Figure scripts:

***

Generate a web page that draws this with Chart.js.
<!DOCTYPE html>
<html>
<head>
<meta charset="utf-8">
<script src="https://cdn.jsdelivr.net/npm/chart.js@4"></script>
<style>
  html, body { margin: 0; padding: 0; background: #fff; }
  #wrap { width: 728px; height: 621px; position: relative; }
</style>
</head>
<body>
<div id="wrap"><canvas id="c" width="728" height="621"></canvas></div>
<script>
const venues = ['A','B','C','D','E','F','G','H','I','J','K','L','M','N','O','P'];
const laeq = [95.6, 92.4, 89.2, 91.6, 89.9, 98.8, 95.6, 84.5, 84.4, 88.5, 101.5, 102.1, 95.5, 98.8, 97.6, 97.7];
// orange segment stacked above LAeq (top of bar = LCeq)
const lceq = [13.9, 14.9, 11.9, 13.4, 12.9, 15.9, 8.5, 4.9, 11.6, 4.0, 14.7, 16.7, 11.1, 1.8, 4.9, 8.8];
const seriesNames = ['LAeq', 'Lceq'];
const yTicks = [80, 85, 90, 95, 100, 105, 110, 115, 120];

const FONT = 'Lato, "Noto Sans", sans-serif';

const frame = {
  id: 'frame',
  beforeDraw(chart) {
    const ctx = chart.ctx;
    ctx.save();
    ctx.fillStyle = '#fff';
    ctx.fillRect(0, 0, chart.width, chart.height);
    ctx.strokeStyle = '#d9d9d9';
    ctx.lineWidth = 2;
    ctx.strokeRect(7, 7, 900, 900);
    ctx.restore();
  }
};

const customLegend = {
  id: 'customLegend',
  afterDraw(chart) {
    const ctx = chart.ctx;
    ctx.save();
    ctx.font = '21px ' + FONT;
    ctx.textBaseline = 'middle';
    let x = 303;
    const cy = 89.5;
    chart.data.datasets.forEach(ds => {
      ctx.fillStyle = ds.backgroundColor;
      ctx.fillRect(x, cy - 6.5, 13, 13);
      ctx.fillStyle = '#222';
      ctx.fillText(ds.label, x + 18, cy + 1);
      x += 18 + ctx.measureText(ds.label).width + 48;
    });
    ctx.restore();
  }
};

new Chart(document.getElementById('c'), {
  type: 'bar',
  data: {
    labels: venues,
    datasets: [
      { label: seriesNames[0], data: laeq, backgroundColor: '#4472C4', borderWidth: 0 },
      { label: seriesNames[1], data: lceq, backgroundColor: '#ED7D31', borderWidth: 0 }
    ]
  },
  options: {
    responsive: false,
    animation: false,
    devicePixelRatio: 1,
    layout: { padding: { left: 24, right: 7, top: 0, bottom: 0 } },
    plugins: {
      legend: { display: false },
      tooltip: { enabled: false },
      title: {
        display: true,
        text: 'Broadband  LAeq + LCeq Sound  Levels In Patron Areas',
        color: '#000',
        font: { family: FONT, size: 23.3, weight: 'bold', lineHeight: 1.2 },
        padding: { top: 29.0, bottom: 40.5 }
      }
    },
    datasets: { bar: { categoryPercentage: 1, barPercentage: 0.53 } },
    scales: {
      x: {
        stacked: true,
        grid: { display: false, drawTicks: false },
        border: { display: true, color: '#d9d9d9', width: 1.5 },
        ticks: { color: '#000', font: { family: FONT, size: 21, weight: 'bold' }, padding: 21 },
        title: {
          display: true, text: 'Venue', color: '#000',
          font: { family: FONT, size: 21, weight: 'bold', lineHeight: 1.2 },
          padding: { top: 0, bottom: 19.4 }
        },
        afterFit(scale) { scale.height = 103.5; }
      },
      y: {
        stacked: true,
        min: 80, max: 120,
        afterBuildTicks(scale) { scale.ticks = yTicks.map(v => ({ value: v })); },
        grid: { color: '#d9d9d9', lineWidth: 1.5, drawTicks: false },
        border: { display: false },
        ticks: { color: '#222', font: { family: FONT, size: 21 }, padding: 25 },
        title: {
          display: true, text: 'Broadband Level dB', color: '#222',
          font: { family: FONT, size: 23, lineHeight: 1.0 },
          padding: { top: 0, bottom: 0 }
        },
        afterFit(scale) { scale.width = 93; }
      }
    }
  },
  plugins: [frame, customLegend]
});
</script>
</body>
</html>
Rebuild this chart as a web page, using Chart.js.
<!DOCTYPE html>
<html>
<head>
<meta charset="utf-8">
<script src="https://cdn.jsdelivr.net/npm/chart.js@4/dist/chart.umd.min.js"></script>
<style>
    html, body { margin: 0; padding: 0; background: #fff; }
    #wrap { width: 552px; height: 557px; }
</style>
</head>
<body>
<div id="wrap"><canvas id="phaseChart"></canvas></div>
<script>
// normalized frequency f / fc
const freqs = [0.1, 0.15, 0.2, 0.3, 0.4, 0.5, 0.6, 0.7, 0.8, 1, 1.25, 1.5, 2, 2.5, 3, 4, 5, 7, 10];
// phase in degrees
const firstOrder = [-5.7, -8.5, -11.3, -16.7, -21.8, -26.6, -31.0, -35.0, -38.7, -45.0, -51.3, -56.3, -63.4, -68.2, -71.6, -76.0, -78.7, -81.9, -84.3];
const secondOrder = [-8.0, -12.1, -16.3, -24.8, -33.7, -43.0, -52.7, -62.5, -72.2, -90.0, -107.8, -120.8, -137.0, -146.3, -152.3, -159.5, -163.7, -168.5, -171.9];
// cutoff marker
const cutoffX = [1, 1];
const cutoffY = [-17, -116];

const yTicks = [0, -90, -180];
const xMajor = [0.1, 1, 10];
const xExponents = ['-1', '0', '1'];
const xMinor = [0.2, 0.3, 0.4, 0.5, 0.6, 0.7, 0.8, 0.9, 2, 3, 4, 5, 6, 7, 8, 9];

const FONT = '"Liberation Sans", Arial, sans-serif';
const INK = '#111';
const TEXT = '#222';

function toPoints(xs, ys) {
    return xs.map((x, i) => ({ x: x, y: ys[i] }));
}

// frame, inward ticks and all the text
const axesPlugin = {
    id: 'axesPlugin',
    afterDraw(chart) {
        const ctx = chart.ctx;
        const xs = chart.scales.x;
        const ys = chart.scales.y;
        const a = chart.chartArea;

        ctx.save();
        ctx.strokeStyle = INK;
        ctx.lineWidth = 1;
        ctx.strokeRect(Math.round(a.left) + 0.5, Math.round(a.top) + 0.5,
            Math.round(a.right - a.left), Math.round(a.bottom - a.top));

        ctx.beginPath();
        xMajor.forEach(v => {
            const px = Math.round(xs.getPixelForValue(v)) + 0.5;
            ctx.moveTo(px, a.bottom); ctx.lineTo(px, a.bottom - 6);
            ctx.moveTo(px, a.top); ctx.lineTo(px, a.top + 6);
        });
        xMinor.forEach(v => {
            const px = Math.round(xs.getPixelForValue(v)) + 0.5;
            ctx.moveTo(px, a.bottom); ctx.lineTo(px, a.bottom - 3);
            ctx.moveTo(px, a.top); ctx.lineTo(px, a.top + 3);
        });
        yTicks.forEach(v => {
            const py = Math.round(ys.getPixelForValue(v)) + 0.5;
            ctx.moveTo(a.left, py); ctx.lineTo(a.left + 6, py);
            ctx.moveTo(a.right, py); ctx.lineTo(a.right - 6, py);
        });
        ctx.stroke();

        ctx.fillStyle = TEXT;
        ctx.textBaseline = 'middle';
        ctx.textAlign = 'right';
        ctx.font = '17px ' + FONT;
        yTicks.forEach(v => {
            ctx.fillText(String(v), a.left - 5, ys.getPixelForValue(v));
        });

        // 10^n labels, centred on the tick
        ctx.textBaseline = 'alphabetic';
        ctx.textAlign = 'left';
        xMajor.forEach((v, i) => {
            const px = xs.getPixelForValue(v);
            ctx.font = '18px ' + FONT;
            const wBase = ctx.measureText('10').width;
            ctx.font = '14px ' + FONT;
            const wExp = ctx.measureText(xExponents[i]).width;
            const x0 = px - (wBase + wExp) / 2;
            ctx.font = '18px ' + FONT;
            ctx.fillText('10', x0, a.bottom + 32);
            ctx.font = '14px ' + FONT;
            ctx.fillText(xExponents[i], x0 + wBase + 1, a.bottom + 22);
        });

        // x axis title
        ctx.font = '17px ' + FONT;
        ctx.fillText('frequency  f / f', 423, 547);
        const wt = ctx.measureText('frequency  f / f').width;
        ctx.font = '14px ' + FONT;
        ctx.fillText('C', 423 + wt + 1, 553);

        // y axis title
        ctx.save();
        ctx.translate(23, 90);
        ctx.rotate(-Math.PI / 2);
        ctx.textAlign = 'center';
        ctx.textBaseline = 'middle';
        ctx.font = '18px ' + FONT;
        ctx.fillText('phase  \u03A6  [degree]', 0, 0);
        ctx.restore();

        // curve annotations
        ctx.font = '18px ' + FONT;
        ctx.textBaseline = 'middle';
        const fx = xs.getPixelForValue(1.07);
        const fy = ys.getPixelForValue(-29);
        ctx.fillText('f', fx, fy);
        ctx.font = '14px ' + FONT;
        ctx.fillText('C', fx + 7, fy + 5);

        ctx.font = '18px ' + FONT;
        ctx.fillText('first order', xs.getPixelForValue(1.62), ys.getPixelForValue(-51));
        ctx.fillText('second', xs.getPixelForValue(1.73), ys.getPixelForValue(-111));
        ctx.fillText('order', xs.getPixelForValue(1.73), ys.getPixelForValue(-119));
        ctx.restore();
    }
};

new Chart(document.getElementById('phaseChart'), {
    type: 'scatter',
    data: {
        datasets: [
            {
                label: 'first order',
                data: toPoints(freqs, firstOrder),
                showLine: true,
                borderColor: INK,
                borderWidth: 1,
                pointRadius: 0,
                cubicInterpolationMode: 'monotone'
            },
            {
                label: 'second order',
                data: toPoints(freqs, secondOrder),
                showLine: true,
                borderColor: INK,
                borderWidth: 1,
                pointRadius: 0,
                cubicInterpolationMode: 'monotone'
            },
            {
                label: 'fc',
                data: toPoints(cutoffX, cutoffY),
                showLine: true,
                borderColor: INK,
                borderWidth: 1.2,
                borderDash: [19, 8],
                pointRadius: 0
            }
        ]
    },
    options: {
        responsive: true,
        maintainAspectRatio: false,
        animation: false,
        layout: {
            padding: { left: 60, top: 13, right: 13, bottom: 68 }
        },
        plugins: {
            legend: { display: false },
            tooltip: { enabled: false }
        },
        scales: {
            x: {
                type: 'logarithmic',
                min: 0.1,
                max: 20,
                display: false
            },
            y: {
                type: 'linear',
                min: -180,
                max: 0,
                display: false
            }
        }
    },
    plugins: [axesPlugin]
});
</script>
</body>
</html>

***

• Your objective
Give again, word for word, the lines of the listing, starting at its first line and ending with the line containing "110, 115, 120];".

• Correct output
Generate a web page that draws this with Chart.js.
<!DOCTYPE html>
<html>
<head>
<meta charset="utf-8">
<script src="https://cdn.jsdelivr.net/npm/chart.js@4"></script>
<style>
  html, body { margin: 0; padding: 0; background: #fff; }
  #wrap { width: 728px; height: 621px; position: relative; }
</style>
</head>
<body>
<div id="wrap"><canvas id="c" width="728" height="621"></canvas></div>
<script>
const venues = ['A','B','C','D','E','F','G','H','I','J','K','L','M','N','O','P'];
const laeq = [95.6, 92.4, 89.2, 91.6, 89.9, 98.8, 95.6, 84.5, 84.4, 88.5, 101.5, 102.1, 95.5, 98.8, 97.6, 97.7];
// orange segment stacked above LAeq (top of bar = LCeq)
const lceq = [13.9, 14.9, 11.9, 13.4, 12.9, 15.9, 8.5, 4.9, 11.6, 4.0, 14.7, 16.7, 11.1, 1.8, 4.9, 8.8];
const seriesNames = ['LAeq', 'Lceq'];
const yTicks = [80, 85, 90, 95, 100, 105, 110, 115, 120];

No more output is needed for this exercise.